__RECORDS__.
* BEGIN *

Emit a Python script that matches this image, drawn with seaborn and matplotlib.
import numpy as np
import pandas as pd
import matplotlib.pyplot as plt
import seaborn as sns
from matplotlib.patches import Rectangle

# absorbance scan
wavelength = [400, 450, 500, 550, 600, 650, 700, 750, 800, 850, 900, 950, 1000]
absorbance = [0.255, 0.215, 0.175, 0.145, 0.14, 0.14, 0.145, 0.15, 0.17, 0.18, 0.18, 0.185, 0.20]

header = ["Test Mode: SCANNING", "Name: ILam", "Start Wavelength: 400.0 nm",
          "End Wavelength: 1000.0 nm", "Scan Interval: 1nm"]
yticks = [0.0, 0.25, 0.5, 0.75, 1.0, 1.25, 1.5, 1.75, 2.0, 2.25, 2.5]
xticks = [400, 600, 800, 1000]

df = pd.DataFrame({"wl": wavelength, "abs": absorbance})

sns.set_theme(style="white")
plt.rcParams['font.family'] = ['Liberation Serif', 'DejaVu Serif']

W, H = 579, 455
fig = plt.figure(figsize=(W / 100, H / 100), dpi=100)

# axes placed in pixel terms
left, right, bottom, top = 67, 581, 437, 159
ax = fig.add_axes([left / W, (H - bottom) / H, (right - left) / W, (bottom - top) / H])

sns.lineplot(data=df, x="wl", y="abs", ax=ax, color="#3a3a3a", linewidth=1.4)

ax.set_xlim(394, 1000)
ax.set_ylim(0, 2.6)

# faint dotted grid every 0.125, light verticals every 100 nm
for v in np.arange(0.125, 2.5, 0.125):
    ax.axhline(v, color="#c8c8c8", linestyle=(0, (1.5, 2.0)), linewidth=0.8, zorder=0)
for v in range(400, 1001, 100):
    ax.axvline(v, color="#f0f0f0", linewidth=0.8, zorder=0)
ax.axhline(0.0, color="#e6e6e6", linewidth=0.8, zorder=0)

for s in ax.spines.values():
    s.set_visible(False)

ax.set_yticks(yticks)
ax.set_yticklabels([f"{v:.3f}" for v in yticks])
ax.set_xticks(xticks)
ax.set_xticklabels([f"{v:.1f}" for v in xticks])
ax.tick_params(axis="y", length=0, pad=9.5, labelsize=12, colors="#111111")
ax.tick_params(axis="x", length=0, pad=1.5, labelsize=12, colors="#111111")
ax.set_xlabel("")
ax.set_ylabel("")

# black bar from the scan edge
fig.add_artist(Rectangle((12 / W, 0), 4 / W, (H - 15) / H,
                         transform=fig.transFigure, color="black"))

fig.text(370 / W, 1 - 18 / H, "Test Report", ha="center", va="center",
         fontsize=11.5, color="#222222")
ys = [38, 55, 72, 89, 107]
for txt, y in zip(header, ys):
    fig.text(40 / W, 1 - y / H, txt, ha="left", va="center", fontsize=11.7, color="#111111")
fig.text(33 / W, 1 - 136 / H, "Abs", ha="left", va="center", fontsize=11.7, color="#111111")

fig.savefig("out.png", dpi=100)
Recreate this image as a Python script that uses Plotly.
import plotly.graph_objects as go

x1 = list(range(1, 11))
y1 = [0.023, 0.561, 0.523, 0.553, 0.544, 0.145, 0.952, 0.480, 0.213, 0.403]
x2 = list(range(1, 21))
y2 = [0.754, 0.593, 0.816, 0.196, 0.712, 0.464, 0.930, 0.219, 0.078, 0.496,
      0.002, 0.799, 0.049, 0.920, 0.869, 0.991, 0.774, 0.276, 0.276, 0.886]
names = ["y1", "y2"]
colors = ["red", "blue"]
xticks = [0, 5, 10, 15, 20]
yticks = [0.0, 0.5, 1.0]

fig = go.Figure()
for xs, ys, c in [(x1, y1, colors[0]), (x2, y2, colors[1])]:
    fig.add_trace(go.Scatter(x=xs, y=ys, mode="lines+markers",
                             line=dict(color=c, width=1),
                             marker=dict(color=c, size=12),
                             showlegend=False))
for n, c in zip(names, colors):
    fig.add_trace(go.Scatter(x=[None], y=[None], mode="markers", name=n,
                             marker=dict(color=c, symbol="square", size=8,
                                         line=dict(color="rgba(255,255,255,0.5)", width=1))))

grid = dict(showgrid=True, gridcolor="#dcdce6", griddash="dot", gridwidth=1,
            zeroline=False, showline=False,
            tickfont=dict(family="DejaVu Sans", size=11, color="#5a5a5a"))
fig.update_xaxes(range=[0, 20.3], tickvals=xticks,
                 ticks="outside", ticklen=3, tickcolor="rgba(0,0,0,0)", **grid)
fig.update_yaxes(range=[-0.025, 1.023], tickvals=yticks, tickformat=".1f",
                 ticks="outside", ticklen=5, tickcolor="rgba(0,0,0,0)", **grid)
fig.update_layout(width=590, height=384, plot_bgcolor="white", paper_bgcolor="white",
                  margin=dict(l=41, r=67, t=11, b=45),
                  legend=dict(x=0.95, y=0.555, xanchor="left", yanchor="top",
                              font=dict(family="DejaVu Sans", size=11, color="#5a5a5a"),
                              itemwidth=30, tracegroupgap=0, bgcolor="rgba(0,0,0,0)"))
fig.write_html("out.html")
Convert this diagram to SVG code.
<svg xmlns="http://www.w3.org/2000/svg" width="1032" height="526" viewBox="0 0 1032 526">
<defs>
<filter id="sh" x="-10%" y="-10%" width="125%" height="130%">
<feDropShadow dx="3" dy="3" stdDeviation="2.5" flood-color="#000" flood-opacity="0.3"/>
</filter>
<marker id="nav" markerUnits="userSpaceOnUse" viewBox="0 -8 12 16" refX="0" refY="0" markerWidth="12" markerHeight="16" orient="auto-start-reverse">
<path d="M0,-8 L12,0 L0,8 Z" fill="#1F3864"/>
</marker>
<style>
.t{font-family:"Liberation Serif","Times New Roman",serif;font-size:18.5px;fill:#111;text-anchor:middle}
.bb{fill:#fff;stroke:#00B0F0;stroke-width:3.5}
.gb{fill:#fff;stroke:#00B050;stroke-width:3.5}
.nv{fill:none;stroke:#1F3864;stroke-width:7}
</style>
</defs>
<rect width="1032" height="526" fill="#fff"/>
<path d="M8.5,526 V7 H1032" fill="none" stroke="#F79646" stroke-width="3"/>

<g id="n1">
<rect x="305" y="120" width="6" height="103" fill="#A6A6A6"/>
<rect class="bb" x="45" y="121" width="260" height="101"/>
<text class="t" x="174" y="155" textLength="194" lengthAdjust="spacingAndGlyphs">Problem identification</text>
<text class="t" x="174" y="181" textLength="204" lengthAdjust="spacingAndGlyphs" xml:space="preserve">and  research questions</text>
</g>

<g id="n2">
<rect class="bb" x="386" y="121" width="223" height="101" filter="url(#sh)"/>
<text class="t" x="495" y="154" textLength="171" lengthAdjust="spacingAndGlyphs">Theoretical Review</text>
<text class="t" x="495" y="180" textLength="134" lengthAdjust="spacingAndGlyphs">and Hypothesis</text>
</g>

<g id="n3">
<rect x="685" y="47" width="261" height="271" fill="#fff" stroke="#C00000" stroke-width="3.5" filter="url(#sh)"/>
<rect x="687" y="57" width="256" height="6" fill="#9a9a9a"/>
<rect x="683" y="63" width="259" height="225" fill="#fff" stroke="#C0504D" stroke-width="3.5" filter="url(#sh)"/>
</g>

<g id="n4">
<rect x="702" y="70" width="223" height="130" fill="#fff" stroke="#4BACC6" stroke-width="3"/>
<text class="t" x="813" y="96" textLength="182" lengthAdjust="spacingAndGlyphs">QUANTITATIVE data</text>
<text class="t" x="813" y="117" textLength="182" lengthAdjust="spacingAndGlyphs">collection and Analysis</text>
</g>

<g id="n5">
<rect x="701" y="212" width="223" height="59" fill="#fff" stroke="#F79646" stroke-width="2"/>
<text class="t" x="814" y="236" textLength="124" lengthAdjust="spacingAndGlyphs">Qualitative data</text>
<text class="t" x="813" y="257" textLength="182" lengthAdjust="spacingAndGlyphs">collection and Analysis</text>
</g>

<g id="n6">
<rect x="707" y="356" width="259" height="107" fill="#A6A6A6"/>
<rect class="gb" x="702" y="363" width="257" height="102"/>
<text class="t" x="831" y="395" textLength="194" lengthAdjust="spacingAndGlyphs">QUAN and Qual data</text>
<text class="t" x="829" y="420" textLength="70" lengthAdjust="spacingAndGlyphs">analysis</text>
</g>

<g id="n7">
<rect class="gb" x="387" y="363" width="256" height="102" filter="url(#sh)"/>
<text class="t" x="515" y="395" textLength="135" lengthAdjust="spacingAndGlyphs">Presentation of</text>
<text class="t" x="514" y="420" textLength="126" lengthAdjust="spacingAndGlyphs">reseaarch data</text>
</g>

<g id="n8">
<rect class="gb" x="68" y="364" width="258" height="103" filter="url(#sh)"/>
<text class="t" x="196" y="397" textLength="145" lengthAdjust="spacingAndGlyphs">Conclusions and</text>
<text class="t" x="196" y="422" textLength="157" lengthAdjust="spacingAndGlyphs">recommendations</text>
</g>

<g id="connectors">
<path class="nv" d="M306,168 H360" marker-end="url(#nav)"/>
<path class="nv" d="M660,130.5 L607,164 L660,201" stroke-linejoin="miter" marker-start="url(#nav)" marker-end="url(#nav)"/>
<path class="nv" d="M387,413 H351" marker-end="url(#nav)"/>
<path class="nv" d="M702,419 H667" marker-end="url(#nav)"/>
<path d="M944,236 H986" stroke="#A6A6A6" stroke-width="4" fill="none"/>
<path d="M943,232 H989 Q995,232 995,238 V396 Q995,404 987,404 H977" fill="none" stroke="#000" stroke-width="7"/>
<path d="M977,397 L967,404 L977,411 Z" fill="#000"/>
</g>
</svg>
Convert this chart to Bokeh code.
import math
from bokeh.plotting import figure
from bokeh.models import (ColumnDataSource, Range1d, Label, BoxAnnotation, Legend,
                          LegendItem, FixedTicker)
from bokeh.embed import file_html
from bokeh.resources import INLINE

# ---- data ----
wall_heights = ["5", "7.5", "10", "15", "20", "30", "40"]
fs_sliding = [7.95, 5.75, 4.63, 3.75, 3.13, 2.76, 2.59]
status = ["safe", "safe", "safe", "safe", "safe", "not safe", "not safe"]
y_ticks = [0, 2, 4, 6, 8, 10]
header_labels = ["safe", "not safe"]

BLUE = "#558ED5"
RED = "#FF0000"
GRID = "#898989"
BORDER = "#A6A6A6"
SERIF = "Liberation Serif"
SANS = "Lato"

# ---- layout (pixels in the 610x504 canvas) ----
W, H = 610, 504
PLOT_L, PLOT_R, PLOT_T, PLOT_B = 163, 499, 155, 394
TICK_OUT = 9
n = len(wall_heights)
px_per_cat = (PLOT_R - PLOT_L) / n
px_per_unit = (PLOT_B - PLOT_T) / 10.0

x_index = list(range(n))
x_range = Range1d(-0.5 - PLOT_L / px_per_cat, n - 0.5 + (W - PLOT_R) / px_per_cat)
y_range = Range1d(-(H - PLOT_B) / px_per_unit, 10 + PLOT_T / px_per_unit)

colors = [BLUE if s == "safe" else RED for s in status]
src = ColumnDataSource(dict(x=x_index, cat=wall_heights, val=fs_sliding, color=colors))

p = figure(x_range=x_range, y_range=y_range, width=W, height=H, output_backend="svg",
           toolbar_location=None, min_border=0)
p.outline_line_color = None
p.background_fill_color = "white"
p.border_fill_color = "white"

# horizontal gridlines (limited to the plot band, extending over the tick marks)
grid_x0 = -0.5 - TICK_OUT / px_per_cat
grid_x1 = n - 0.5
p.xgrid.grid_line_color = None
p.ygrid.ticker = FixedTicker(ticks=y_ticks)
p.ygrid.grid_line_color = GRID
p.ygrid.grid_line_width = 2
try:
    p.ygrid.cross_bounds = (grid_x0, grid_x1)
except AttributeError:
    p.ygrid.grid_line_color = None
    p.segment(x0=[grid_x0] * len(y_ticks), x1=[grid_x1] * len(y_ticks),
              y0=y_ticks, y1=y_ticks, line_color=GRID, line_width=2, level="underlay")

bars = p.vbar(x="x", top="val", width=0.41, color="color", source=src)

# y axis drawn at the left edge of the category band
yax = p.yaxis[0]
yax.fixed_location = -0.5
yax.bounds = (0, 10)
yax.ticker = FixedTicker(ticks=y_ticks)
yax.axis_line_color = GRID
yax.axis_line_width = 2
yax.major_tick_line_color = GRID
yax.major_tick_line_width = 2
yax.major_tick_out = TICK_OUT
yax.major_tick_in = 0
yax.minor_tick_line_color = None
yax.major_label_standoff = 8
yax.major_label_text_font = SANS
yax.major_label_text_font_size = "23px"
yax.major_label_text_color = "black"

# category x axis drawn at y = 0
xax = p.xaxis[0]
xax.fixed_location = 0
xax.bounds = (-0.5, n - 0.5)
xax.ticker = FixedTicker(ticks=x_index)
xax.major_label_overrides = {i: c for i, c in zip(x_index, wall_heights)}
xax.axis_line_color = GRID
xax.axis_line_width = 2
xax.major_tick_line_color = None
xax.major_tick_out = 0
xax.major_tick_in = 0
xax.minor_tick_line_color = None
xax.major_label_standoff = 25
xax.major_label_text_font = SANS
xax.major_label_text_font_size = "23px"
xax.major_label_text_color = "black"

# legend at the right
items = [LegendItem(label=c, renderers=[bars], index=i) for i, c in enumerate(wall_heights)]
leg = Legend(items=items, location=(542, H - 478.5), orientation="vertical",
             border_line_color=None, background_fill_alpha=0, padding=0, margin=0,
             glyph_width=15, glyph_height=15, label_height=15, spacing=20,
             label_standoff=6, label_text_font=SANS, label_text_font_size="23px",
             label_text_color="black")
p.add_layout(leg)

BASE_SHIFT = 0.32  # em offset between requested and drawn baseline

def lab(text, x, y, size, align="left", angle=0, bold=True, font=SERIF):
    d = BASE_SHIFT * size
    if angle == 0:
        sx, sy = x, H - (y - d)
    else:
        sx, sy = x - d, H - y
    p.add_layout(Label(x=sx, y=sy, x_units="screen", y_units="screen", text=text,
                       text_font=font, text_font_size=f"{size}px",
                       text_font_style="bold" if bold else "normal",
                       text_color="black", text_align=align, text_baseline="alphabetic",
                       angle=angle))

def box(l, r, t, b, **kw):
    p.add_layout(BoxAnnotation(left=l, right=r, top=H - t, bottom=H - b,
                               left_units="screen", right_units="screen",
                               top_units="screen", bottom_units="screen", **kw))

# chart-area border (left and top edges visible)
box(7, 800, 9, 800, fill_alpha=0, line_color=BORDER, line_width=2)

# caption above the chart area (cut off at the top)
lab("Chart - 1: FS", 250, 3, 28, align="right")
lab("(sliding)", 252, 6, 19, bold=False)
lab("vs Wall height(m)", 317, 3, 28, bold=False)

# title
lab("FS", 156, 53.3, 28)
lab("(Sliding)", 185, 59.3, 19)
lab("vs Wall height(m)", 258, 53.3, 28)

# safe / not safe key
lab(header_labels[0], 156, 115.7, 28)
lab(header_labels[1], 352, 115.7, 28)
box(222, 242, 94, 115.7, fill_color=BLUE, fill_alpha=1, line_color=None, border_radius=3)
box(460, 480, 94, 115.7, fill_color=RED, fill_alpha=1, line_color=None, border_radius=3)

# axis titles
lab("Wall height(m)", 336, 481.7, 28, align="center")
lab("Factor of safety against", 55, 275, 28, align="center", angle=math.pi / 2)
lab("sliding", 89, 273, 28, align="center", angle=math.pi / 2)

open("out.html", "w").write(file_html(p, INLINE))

* END *

__REQUIRED TASK__. Return exactly the lines from the beginning of the data above through the one containing "s.set_visible(False)", please. Include both end lines and add nothing else.

__FINAL RESULT__.
Emit a Python script that matches this image, drawn with seaborn and matplotlib.
import numpy as np
import pandas as pd
import matplotlib.pyplot as plt
import seaborn as sns
from matplotlib.patches import Rectangle

# absorbance scan
wavelength = [400, 450, 500, 550, 600, 650, 700, 750, 800, 850, 900, 950, 1000]
absorbance = [0.255, 0.215, 0.175, 0.145, 0.14, 0.14, 0.145, 0.15, 0.17, 0.18, 0.18, 0.185, 0.20]

header = ["Test Mode: SCANNING", "Name: ILam", "Start Wavelength: 400.0 nm",
          "End Wavelength: 1000.0 nm", "Scan Interval: 1nm"]
yticks = [0.0, 0.25, 0.5, 0.75, 1.0, 1.25, 1.5, 1.75, 2.0, 2.25, 2.5]
xticks = [400, 600, 800, 1000]

df = pd.DataFrame({"wl": wavelength, "abs": absorbance})

sns.set_theme(style="white")
plt.rcParams['font.family'] = ['Liberation Serif', 'DejaVu Serif']

W, H = 579, 455
fig = plt.figure(figsize=(W / 100, H / 100), dpi=100)

# axes placed in pixel terms
left, right, bottom, top = 67, 581, 437, 159
ax = fig.add_axes([left / W, (H - bottom) / H, (right - left) / W, (bottom - top) / H])

sns.lineplot(data=df, x="wl", y="abs", ax=ax, color="#3a3a3a", linewidth=1.4)

ax.set_xlim(394, 1000)
ax.set_ylim(0, 2.6)

# faint dotted grid every 0.125, light verticals every 100 nm
for v in np.arange(0.125, 2.5, 0.125):
    ax.axhline(v, color="#c8c8c8", linestyle=(0, (1.5, 2.0)), linewidth=0.8, zorder=0)
for v in range(400, 1001, 100):
    ax.axvline(v, color="#f0f0f0", linewidth=0.8, zorder=0)
ax.axhline(0.0, color="#e6e6e6", linewidth=0.8, zorder=0)

for s in ax.spines.values():
    s.set_visible(False)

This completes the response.